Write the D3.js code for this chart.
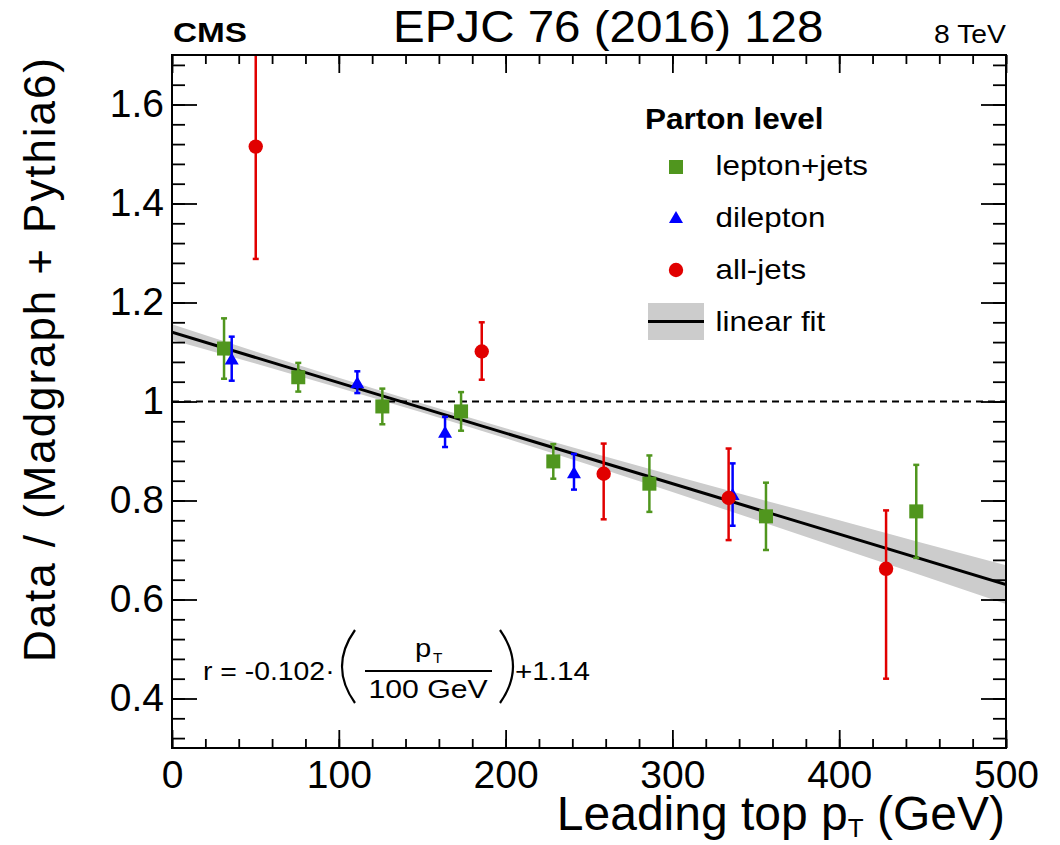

==

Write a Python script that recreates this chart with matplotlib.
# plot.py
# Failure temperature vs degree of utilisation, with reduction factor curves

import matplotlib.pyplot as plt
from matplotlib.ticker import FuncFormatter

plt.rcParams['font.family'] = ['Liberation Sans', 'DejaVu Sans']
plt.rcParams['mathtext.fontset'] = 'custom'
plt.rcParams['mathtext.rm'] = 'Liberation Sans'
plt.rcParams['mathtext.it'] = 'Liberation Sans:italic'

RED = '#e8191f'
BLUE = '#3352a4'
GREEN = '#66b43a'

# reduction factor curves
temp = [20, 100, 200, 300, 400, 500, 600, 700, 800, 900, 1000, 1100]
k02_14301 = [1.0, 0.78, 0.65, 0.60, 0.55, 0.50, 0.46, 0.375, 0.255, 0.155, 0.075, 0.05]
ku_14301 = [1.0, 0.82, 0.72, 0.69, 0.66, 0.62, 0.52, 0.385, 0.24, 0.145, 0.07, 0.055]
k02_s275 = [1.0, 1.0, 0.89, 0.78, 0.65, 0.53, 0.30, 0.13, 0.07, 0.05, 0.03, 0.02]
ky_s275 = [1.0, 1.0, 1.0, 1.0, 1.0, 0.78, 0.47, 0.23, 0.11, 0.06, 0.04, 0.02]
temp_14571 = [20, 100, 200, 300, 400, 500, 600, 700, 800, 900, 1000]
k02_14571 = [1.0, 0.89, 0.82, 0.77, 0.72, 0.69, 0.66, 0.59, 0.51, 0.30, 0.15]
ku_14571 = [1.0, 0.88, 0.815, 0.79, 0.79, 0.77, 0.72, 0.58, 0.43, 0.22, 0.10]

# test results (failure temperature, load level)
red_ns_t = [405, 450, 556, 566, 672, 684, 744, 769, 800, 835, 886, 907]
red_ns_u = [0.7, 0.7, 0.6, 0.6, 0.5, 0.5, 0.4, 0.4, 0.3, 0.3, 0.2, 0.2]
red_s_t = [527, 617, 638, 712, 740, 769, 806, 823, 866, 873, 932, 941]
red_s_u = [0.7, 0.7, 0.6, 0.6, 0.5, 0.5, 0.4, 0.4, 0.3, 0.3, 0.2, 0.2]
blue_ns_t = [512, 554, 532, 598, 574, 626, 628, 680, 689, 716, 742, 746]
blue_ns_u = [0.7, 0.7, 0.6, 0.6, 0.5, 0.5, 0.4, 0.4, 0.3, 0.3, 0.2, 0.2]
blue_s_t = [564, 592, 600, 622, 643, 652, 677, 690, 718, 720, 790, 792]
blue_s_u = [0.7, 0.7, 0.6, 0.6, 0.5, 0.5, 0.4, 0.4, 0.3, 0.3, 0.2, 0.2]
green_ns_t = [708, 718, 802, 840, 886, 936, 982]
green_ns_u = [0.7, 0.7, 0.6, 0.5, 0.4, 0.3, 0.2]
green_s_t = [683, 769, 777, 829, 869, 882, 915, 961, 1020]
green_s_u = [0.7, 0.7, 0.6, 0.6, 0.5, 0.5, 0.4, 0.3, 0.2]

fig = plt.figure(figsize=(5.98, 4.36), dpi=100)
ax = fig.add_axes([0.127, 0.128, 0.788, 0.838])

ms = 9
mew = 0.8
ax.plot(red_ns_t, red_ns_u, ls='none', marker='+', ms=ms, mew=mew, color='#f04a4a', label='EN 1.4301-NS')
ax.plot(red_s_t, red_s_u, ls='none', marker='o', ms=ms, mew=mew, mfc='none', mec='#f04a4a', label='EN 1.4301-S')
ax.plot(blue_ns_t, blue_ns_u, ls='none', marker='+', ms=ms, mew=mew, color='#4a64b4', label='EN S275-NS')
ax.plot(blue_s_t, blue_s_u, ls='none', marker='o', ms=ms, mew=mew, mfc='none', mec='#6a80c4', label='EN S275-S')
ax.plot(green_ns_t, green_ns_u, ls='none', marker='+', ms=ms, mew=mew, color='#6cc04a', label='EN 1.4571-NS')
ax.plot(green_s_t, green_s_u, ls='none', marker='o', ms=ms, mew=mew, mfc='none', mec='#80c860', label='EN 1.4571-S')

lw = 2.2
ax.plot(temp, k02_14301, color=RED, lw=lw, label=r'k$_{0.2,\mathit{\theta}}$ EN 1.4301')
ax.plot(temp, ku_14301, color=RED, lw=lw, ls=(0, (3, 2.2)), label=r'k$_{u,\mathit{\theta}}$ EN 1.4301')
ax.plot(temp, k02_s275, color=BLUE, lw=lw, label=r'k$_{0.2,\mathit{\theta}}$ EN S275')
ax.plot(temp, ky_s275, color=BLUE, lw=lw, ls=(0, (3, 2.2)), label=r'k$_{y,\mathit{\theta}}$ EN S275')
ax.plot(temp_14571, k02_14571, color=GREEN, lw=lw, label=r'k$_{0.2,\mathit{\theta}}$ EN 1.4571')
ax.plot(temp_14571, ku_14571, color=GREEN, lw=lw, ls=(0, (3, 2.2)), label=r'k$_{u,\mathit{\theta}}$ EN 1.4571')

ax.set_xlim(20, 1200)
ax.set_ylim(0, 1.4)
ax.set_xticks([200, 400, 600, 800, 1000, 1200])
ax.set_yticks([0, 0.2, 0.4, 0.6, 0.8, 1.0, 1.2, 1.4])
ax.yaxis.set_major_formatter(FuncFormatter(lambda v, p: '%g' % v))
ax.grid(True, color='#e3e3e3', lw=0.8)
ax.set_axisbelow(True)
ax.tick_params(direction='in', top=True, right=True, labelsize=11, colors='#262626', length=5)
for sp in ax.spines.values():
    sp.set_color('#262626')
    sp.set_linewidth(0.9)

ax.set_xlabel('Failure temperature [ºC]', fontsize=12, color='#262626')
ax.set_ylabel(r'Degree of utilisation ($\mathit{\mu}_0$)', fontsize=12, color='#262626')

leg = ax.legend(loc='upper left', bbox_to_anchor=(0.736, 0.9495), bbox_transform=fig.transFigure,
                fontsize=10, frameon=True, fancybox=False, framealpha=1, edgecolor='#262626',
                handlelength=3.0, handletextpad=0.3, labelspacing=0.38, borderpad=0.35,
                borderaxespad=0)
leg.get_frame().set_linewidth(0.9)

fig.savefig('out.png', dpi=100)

- **Stated problem**
Start with the line that contains "Write a Python" and end with the line that contains "ax = fig.add_axes([0.127, 0.128, 0.788, 0.838])"; give those lines again exactly, and no others.

- **The reply**
Write a Python script that recreates this chart with matplotlib.
# plot.py
# Failure temperature vs degree of utilisation, with reduction factor curves

import matplotlib.pyplot as plt
from matplotlib.ticker import FuncFormatter

plt.rcParams['font.family'] = ['Liberation Sans', 'DejaVu Sans']
plt.rcParams['mathtext.fontset'] = 'custom'
plt.rcParams['mathtext.rm'] = 'Liberation Sans'
plt.rcParams['mathtext.it'] = 'Liberation Sans:italic'

RED = '#e8191f'
BLUE = '#3352a4'
GREEN = '#66b43a'

# reduction factor curves
temp = [20, 100, 200, 300, 400, 500, 600, 700, 800, 900, 1000, 1100]
k02_14301 = [1.0, 0.78, 0.65, 0.60, 0.55, 0.50, 0.46, 0.375, 0.255, 0.155, 0.075, 0.05]
ku_14301 = [1.0, 0.82, 0.72, 0.69, 0.66, 0.62, 0.52, 0.385, 0.24, 0.145, 0.07, 0.055]
k02_s275 = [1.0, 1.0, 0.89, 0.78, 0.65, 0.53, 0.30, 0.13, 0.07, 0.05, 0.03, 0.02]
ky_s275 = [1.0, 1.0, 1.0, 1.0, 1.0, 0.78, 0.47, 0.23, 0.11, 0.06, 0.04, 0.02]
temp_14571 = [20, 100, 200, 300, 400, 500, 600, 700, 800, 900, 1000]
k02_14571 = [1.0, 0.89, 0.82, 0.77, 0.72, 0.69, 0.66, 0.59, 0.51, 0.30, 0.15]
ku_14571 = [1.0, 0.88, 0.815, 0.79, 0.79, 0.77, 0.72, 0.58, 0.43, 0.22, 0.10]

# test results (failure temperature, load level)
red_ns_t = [405, 450, 556, 566, 672, 684, 744, 769, 800, 835, 886, 907]
red_ns_u = [0.7, 0.7, 0.6, 0.6, 0.5, 0.5, 0.4, 0.4, 0.3, 0.3, 0.2, 0.2]
red_s_t = [527, 617, 638, 712, 740, 769, 806, 823, 866, 873, 932, 941]
red_s_u = [0.7, 0.7, 0.6, 0.6, 0.5, 0.5, 0.4, 0.4, 0.3, 0.3, 0.2, 0.2]
blue_ns_t = [512, 554, 532, 598, 574, 626, 628, 680, 689, 716, 742, 746]
blue_ns_u = [0.7, 0.7, 0.6, 0.6, 0.5, 0.5, 0.4, 0.4, 0.3, 0.3, 0.2, 0.2]
blue_s_t = [564, 592, 600, 622, 643, 652, 677, 690, 718, 720, 790, 792]
blue_s_u = [0.7, 0.7, 0.6, 0.6, 0.5, 0.5, 0.4, 0.4, 0.3, 0.3, 0.2, 0.2]
green_ns_t = [708, 718, 802, 840, 886, 936, 982]
green_ns_u = [0.7, 0.7, 0.6, 0.5, 0.4, 0.3, 0.2]
green_s_t = [683, 769, 777, 829, 869, 882, 915, 961, 1020]
green_s_u = [0.7, 0.7, 0.6, 0.6, 0.5, 0.5, 0.4, 0.3, 0.2]

fig = plt.figure(figsize=(5.98, 4.36), dpi=100)
ax = fig.add_axes([0.127, 0.128, 0.788, 0.838])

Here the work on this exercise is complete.